■ **Exercise task**:
State only how many lines contain the string "this".

■ **The input**:
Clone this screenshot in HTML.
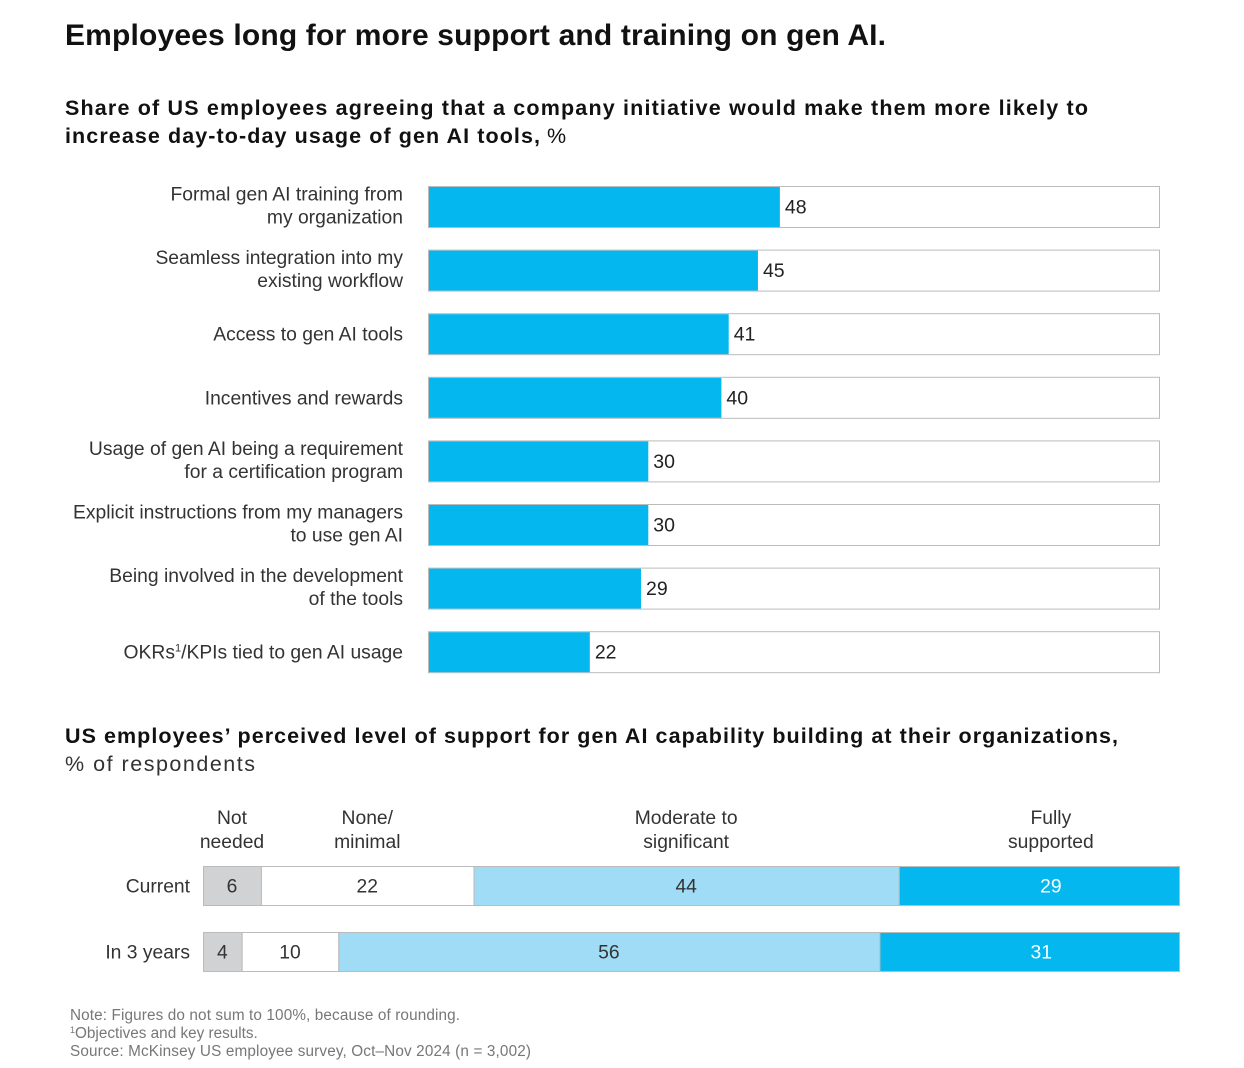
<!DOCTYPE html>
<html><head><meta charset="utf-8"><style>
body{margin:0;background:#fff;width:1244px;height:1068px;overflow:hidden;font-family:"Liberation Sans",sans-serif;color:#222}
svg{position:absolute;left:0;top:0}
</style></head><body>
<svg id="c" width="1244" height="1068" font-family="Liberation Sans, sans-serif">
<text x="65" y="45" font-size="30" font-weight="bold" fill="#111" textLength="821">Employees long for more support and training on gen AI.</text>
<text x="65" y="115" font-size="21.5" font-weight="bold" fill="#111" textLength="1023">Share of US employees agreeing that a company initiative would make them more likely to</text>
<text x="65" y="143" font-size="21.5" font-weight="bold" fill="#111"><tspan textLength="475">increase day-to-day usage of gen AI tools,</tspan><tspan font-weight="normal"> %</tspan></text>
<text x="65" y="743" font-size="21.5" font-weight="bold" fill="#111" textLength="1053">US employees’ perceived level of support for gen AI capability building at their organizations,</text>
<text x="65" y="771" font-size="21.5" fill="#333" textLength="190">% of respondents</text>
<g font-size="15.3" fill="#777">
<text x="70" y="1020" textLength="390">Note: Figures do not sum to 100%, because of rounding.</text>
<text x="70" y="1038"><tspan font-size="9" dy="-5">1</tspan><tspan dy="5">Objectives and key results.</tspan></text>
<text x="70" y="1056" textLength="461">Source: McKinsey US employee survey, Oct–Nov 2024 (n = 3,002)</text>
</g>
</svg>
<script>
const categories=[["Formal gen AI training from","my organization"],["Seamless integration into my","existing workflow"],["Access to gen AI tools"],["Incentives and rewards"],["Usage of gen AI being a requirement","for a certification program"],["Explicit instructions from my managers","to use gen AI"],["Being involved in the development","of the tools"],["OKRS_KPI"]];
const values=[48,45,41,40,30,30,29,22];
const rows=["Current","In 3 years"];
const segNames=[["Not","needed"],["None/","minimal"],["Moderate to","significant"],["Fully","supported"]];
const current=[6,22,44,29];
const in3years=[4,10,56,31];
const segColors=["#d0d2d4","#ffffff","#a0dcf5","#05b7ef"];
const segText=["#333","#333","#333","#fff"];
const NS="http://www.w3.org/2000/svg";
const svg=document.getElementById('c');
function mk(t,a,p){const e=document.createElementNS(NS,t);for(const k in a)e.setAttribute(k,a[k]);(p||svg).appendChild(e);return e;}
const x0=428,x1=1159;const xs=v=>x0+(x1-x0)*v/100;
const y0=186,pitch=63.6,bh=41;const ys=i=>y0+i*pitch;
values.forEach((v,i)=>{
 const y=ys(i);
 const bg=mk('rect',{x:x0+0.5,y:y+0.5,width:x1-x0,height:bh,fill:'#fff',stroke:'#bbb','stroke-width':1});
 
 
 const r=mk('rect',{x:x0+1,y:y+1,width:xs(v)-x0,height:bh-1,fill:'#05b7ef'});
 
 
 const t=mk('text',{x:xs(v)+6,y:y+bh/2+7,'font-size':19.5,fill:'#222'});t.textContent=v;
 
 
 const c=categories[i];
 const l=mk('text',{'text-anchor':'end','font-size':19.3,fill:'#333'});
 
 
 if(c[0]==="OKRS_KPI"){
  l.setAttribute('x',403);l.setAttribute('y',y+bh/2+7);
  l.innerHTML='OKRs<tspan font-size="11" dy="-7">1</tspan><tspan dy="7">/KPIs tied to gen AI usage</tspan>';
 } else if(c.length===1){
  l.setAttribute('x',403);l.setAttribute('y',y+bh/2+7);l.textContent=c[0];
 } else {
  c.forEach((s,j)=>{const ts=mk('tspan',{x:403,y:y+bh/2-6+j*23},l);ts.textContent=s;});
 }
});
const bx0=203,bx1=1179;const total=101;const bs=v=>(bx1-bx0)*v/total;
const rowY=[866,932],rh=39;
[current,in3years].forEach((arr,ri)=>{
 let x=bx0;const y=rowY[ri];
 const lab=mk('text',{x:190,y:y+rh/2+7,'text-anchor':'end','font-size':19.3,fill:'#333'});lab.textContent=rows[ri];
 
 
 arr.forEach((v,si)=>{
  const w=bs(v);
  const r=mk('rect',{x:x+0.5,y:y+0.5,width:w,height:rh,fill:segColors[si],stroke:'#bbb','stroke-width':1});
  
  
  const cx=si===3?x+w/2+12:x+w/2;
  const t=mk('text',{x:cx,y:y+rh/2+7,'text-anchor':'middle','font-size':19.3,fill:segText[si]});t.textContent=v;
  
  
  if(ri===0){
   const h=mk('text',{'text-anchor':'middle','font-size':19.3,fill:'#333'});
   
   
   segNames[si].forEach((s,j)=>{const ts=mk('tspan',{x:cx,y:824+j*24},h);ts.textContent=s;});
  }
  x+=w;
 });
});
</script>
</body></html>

---

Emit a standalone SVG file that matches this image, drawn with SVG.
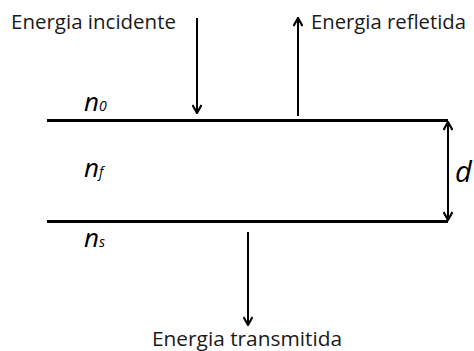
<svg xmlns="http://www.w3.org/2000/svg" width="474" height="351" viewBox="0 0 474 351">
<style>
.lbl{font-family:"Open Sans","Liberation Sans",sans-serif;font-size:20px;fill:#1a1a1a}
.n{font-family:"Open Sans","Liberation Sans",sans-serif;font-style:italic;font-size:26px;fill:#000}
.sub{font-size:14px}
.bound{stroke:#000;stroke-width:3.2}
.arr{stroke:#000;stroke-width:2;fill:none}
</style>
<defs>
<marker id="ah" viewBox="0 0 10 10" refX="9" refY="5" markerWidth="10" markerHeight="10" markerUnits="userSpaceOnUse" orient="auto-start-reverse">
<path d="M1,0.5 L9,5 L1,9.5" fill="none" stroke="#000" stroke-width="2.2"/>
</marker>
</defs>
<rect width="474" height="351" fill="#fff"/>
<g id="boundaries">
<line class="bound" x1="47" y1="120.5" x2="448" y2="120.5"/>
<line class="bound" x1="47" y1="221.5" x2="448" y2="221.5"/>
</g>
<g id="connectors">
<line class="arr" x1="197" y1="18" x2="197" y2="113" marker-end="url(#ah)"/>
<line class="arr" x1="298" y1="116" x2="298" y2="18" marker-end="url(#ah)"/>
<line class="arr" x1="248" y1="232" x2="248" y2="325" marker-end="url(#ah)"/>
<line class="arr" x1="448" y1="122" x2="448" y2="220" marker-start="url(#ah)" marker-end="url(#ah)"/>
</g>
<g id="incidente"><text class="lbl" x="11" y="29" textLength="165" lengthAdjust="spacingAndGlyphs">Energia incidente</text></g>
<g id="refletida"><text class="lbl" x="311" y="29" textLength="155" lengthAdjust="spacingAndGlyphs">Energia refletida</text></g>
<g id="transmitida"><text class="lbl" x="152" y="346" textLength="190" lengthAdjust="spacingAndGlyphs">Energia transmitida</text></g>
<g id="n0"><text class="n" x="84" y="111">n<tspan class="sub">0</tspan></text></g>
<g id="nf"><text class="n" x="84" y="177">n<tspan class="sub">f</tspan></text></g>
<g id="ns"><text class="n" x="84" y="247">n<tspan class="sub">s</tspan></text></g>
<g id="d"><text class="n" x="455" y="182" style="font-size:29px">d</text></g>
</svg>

==

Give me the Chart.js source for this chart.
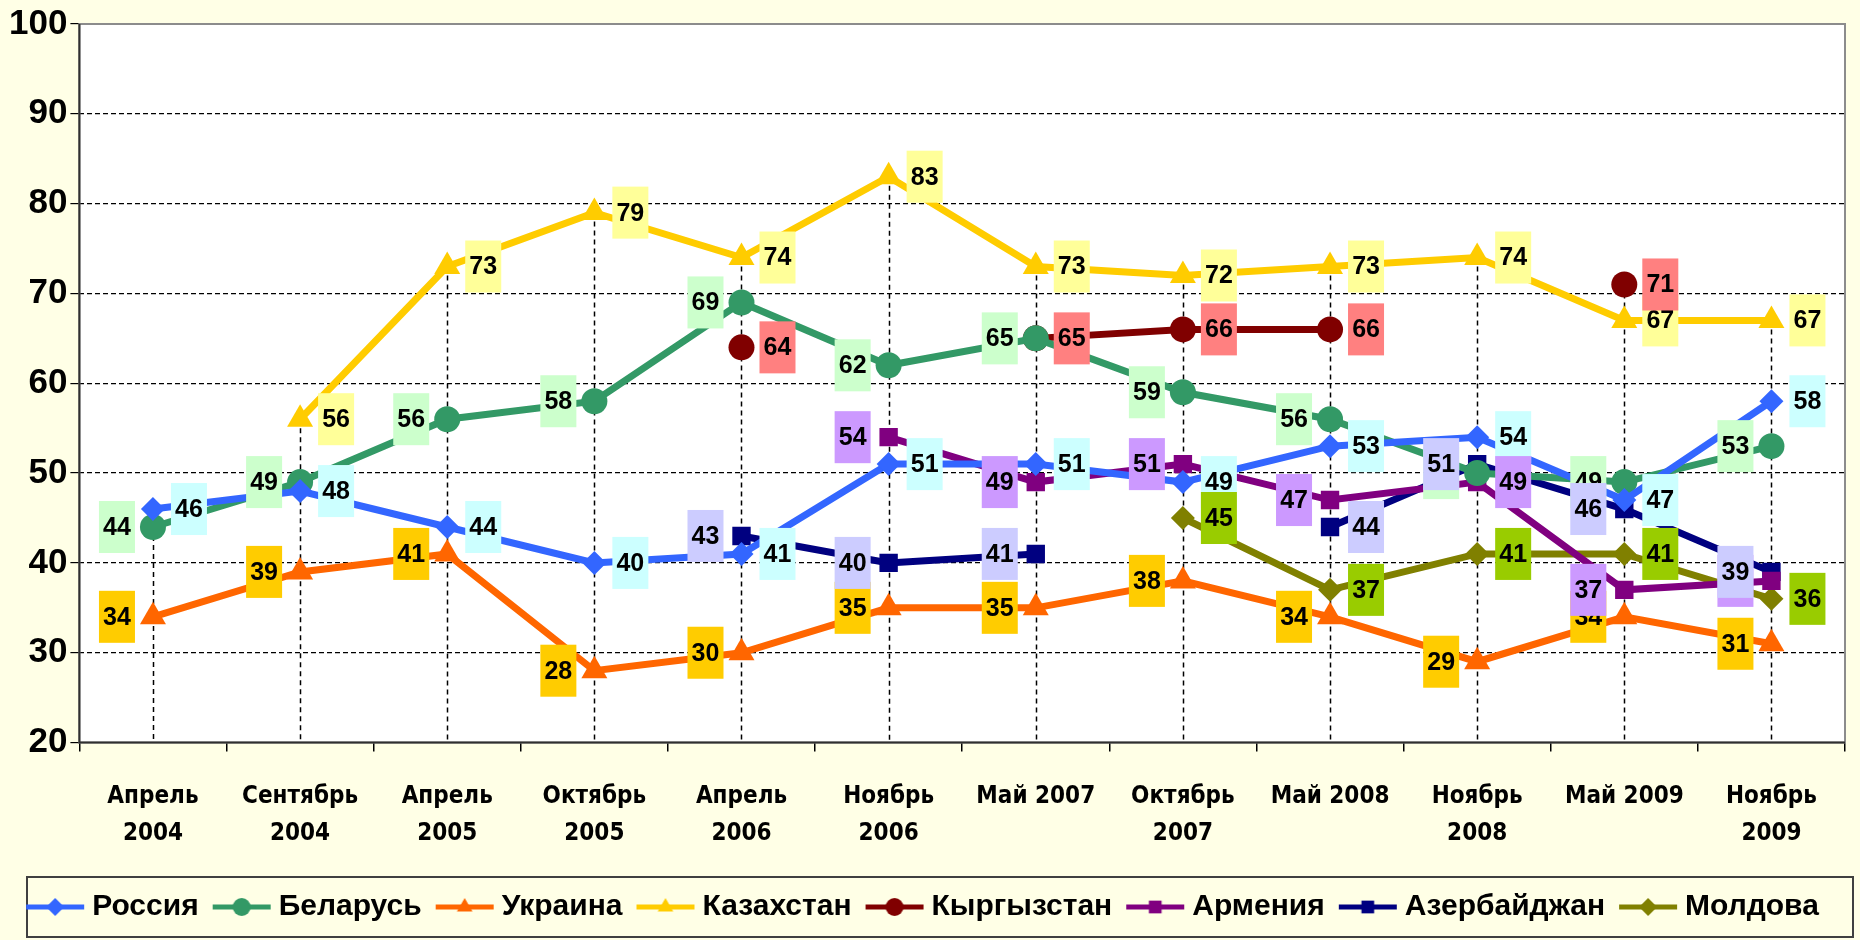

■ **Result**:
3